Fund manager Adrian Day reviews some global holdings outside the resource markets and explains why, though none are currently undervalued right now, all remain good holdings and worth buying when the price is right.
Nestle SA (NESN:VX, 79.74) is under well-publicized attack by a U.S. activist fund. However, many of the proposals put forward, including selling marginal assets and having a stronger focus, are already underway, with stepped-up moves from the new CEO. Dan Loeb, however, wants a more radical transformation and faster progress.
In particular, he urges Nestle to sell its $32 billion stake in L'Oreal, which other investors agree does not fit the company. With that stock at a long-term high (and the yield down to 1.7%), now might be a good time to divest. Nestle does not particularly need the cash, however. Loeb also wants the company to change its organization and split into three units. Notably, he sent his second rather aggressive and very public memo after a set of good results and the stock had already moved up. We doubt the Swiss company will feel the need to comply with the micro-wishes of a U.S. investor holding 1.4% of its shares.
Recently, Nestle has divested some lower-margin divisions (including the U.S. chocolate unit) and has made several higher-margin acquisitions (and says it is on track for its 2020 margin target). CEO Mark Schneider said he expects to turn over 10% of the total portfolio by then. It is focusing on niche brands, including in nutrition, health and wellness.

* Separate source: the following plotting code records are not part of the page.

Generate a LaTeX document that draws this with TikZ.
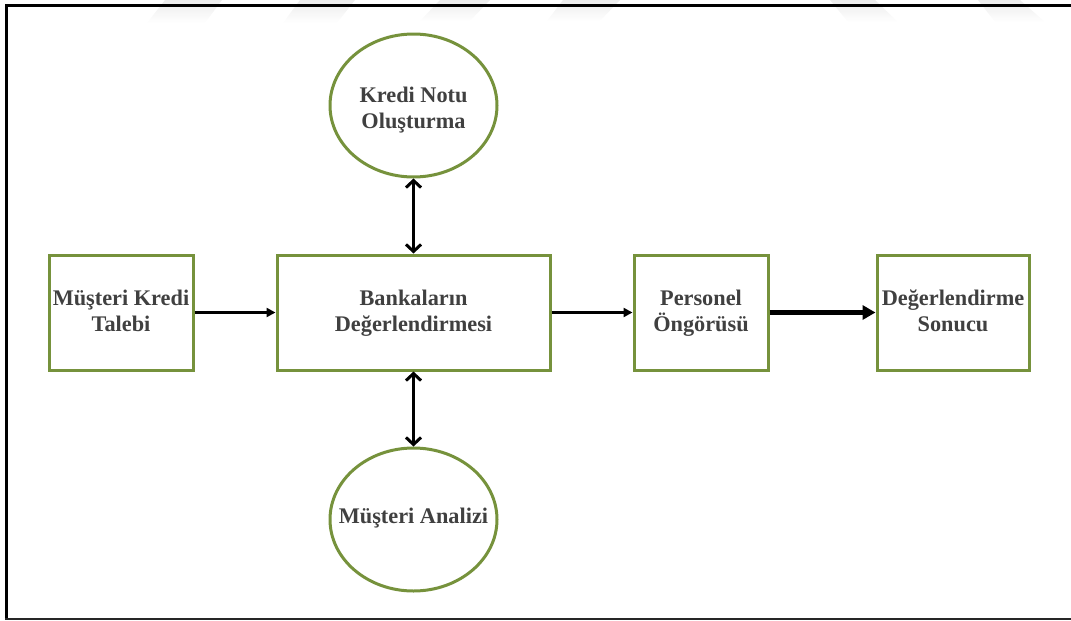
\documentclass[tikz,border=0pt]{standalone}
\usepackage{fontspec}
\setmainfont{Liberation Serif}
\usetikzlibrary{arrows.meta,shapes.geometric}

\definecolor{boxgreen}{RGB}{118,146,60}
\definecolor{labelgray}{RGB}{64,64,64}
\definecolor{markgray}{RGB}{236,236,236}

\tikzset{
  lbl/.style={font=\bfseries\fontsize{22.3}{26}\selectfont, text=labelgray, align=center, inner sep=0pt},
  stepbox/.style={draw=boxgreen, line width=3pt, rectangle, inner sep=0pt, minimum height=115pt, lbl, text depth=4pt},
  bubble/.style={draw=boxgreen, line width=3pt, ellipse, inner sep=0pt, minimum width=167pt, minimum height=143pt},
  flow/.style={line width=2.5pt, -{Triangle[length=9pt,width=9pt]}},
  bigflow/.style={line width=4.5pt, -{Triangle[length=13pt,width=14pt]}},
  link/.style={line width=3pt, {Straight Barb[length=7pt,width=15pt]}-{Straight Barb[length=7pt,width=15pt]}},
  chevron/.style={top color=markgray, bottom color=white, draw=none}
}

\begin{document}
\begin{tikzpicture}[x=1pt, y=-1pt]
  \useasboundingbox (0,0) rectangle (1071,621);

  % faint chevrons along the top edge
  \shade[chevron] (165,0) -- (222,0) -- (205,23) -- (147,23) -- cycle;
  \shade[chevron] (300,0) -- (355,0) -- (337,23) -- (283,23) -- cycle;
  \shade[chevron] (440,0) -- (490,0) -- (470,21) -- (420,21) -- cycle;
  \shade[chevron] (563,0) -- (620,0) -- (600,21) -- (547,21) -- cycle;
  \shade[chevron] (830,0) -- (875,0) -- (898,22) -- (848,22) -- cycle;
  \shade[chevron] (978,0) -- (1020,0) -- (1045,22) -- (995,22) -- cycle;

  % outer frame
  \draw[line width=3pt, black] (1075,5) -- (6,5) -- (6,619);
  \draw[line width=2.2pt, black!85] (5,619) -- (1075,619);

  % process boxes
  \node[stepbox, minimum width=144pt] (talep) at (121,312.5) {Müşteri Kredi\\Talebi};
  \node[stepbox, minimum width=273pt] (banka) at (413.5,312.5) {Bankaların\\Değerlendirmesi};
  \node[stepbox, minimum width=134pt] (ongoru) at (701,312.5) {Personel\\Öngörüsü};
  \node[stepbox, minimum width=152pt] (sonuc) at (953,312.5) {Değerlendirme\\Sonucu};

  % side processes
  \node[bubble, label={[lbl, yshift=-5pt]center:Kredi Notu\\Oluşturma}] (not) at (413.5,105.5) {};
  \node[bubble, label={[lbl, yshift=1pt]center:Müşteri Analizi}] (analiz) at (413.5,519.5) {};

  % connectors
  \draw[flow] (talep.east) -- (banka.west);
  \draw[flow] (banka.east) -- (ongoru.west);
  \draw[bigflow] (ongoru.east) -- (sonuc.west);
  \draw[link] (not.south) -- (banka.north);
  \draw[link] (banka.south) -- (analiz.north);
\end{tikzpicture}
\end{document}
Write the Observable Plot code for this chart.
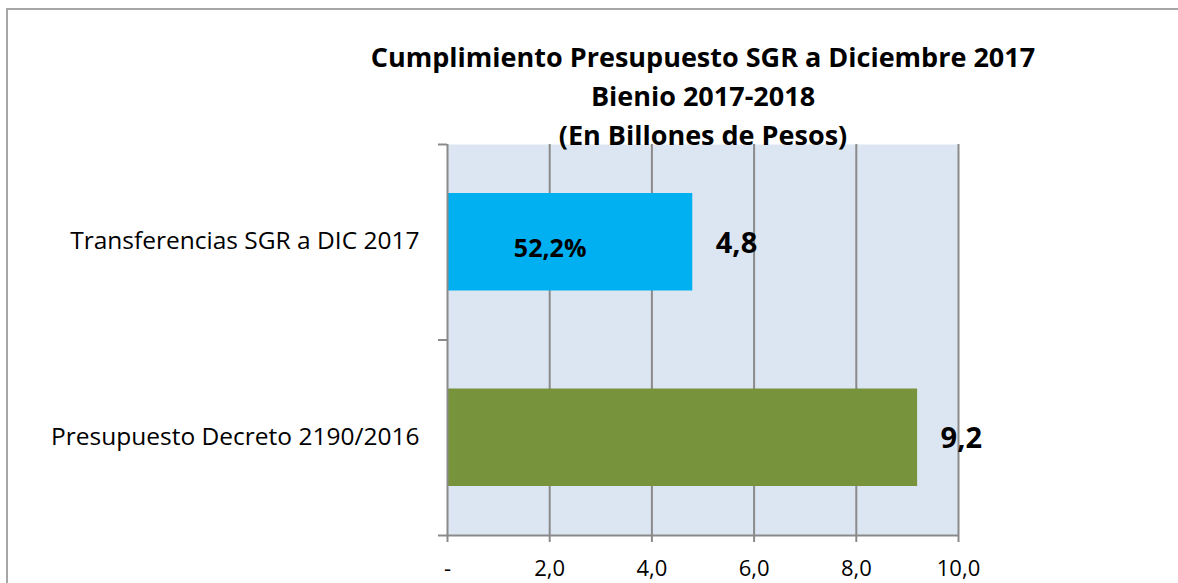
<!DOCTYPE html>
<html>
<head>
<meta charset="utf-8">
<script src="https://cdn.jsdelivr.net/npm/d3@7"></script>
<script src="https://cdn.jsdelivr.net/npm/@observablehq/plot@0.6"></script>
<style>
  html, body { margin: 0; padding: 0; background: #fff; overflow: hidden; }
  #wrap { position: relative; width: 1178px; height: 583px; overflow: hidden; font-family: "Open Sans", Lato, sans-serif; }
  #frame { position: absolute; left: 6px; top: 8px; width: 1172px; height: 575px; border-top: 2px solid #a6a6a6; border-left: 2px solid #a6a6a6; box-sizing: border-box; pointer-events: none; }
  #title { position: absolute; left: 203px; width: 1000px; top: 37px; text-align: center; font-weight: bold; font-size: 27px; line-height: 39px; color: #000; white-space: nowrap; }
  #chart { position: absolute; left: 0; top: 0; }
</style>
</head>
<body>
<div id="wrap">
  <div id="chart"></div>
  <div id="frame"></div>
  <div id="title"></div>
</div>
<script>
const titleLines = ["Cumplimiento Presupuesto SGR a Diciembre 2017", "Bienio 2017-2018", "(En Billones de Pesos)"];
const categories = ["Transferencias SGR a DIC 2017", "Presupuesto Decreto 2190/2016"];
const values = [4.8, 9.2];
const valueLabels = ["4,8", "9,2"];
const pctLabels = ["52,2%", ""];
const barColors = ["#00B0F0", "#77933C"];
const xTicks = [0, 2, 4, 6, 8, 10];
const xTickLabels = ["-", "2,0", "4,0", "6,0", "8,0", "10,0"];

const titleEl = document.getElementById("title");
titleLines.forEach(t => { const d = document.createElement("div"); d.textContent = t; titleEl.appendChild(d); });

const data = categories.map((c, i) => ({cat: c, idx: i, value: values[i], label: valueLabels[i], pct: pctLabels[i], color: barColors[i]}));
const gray = "#8a8a8a";
const font = "'Open Sans', Lato, sans-serif";

const chart = Plot.plot({
  width: 1178,
  height: 583,
  marginLeft: 447,
  marginRight: 220,
  marginTop: 144,
  marginBottom: 48,
  style: {fontFamily: font, background: "transparent"},
  x: {domain: [0, 10]},
  y: {domain: [0, categories.length], reverse: true},
  marks: [
    Plot.frame({fill: "#DCE6F2", stroke: null}),
    Plot.gridX(xTicks.slice(1), {stroke: gray, strokeOpacity: 1, strokeWidth: 2}),
    Plot.rectX(data, {x1: 0, x2: "value", y1: d => d.idx, y2: d => d.idx + 1, insetTop: 49, insetBottom: 49, fill: "color"}),
    Plot.ruleX([0], {stroke: gray, strokeWidth: 2}),
    Plot.ruleY([categories.length], {stroke: gray, strokeWidth: 2}),
    Plot.axisX({ticks: xTicks, tickSize: 7, tickPadding: 18, tickFormat: (d, i) => xTickLabels[i], stroke: gray, strokeWidth: 2, strokeOpacity: 1, fontSize: 22, fill: "#000", label: null}),
    Plot.axisY({ticks: d3.range(categories.length + 1), tickSize: 9, tickFormat: () => "", stroke: gray, strokeWidth: 2, strokeOpacity: 1, label: null}),
    Plot.text(data, {x: 0, y: d => d.idx + 0.5, text: "cat", textAnchor: "end", dx: -28, dy: -1, fontSize: 24.5, fill: "#000"}),
    Plot.text(data, {x: "value", y: d => d.idx + 0.5, text: "label", textAnchor: "start", dx: 23, dy: 1, fontSize: 29, fontWeight: "bold", fill: "#000"}),
    Plot.text(data, {x: d => d.value / 2, y: d => d.idx + 0.5, text: "pct", textAnchor: "middle", dx: -20, dy: 7, fontSize: 25, fontWeight: "bold", fill: "#000"})
  ]
});
document.getElementById("chart").appendChild(chart);
</script>
</body>
</html>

The company has also instituted a major buy-back program, and added seven new independent directors over the past three years, answering another criticism. One recent purchase, the right to distribute Starbucks coffee in grocery stores, seemed very expensive at $7 billion, especially for a brand that may have peaked: Does anyone actually like their burnt coffee taste?
The stock, after being soft most of the year, shot up the last couple of weeks to a five-month high, putting the dividend just under 3% (after raising the dividend for 23rd straight year). We are holding here, and would look to a pullback to buy again.
Brighter Outlook Ahead Kingsmen Creatives Ltd. (5MZ:SI, 0.54) has another set of disappointing results (for the period ending March 31), with profit down 63% on a revenue decline of 8%, albeit it from a good prior period. However, it is winning some good contracts, including one for the Singapore Formula One race, worth S$29 million. Trading at 10 times earnings, less than book, with a very strong balance sheet, and yielding 4.6%, Kingsmen is a buy for patient investors.
High Dividend Under Pressure Hutchison Port Holdings Trust (HPHT:Singapore, 0.285) is under pressure from the widening tariff war and the impact that will have on trade, particularly between the U.S. and China, which forms the bulk of Hutchison's business. The distribution to unit holders is set to decline for the next couple of years, partly because of capital spending plans. But the yield—currently virtually 10%—will remain attractive, even after the anticipated reduction. Unfortunately, the main risks to the trust—notably on tariffs, and the threat to port rates—are more likely to hit the price of units immediately, whereas the potential upside—from a recovery in global trade and Hong Kong port redevelopment—will be slower to materialize.
The stock was particularly hit last month, when Morgan Stanley removed the trust from its main Singapore Index and moved it to the Singapore Small Cap Index, which has few international trackers.
We are holding, based on the low unit price and attractive yield, but will wait to see how the tariff war unfolds before buying more.
Undervalued Assets with Growth Ahead Loews Corp. (L:NYSE, 48.90) continues to perform well, with its largest holding CNA Insurance doing particularly well, and the private hotel unit also showing strong growth. Loews has said it will buy the other half of Boardwalk Pipeline it doesn't already own, a $1.6 billion purchase. Recent changes in tax policy have reduced the benefits of master limited partnerships (which Boardwalk is), so Loews is exercising its right to acquire all shares.
The balance sheet is rock solid, with $4.9 billion in cash and investments at the parent level (before the Boardwalk acquisition), and $2.4 billion in long-term debt. It has been using some of this cash hoard to buy back shares, spending almost $1 billion for 5.5% of the shares outstanding over the past seven months.
Loews' assets are worth around $21 billion (most of that in publicly traded shares) against a market cap of less than $16 billion. One expects a holding company discount, but 30% is excessive. In addition, the company has growth potential, from CNA, the hotels (with new hotels under construction in Orlando), and exposure to any energy recovery (with Diamond Offshore as well as Boardwalk). For long-term investors, it can be bought here, though we may well see better opportunities in the months ahead.
Adrian Day, London-born and a graduate of the London School of Economics, heads the money management firm Adrian Day Asset Management, where he manages discretionary accounts in both global and resource areas. Day is also sub-adviser to the EuroPacific Gold Fund (EPGFX). His latest book is "Investing in Resources: How to Profit from the Outsized Potential and Avoid the Risks."